Fora do mundo das letras, houve avanço no empreendedorismo negro em diversas áreas de atuação e o fortalecimento do Black Money, sem contar inúmeras iniciativas que nem sempre ganham visibilidade, mas nem por isso são menos importantes, pois geram impactos significativos em suas comunidades.

Enfim, todas estas conquistas (e inúmeras outras não contempladas neste artigo) são muito importantes e representam sinais positivos de mudanças e transformações.

Contudo, ainda existe muito trabalho a ser feito e não podemos descansar e relaxar sobre os louros destas conquistas. É preciso continuar a pavimentar o caminho por onde passarão as gerações futuras de negros(as) para que eles(as) não tenham de encarar as mesmas dificuldades, limitações e desafios que nossos antepassados enfrentaram e que nós continuamos a enfrentar na atualidade.

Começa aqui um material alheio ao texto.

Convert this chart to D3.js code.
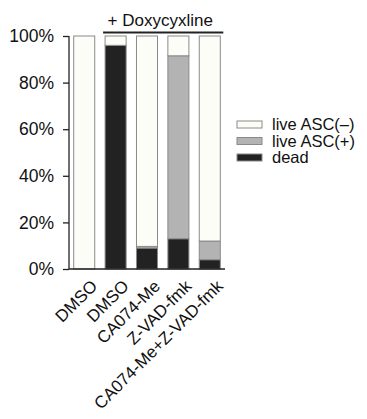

Lamentavelmente, a comunidade negra ainda permanece invisibilizada em muitos espaços sociais e alijada da maioria dos espaços de poder, decisão e produção de conhecimento, conforme abordei em outro artigo (A “cor” do conhecimento na mídia brasileira).

Portanto, não obstante o relevante valor simbólico do dia 20 de novembro a consciência negra precisa nos acompanhar não só nesta data específica, mas ao longo de todos os demais dias de cada ano. Isso nos remete, inclusive ao argumento defendido tanto por Djamila Ribeiro quanto por Angela Davis, no sentido de que não basta não ser racista, é preciso também ser antirracista.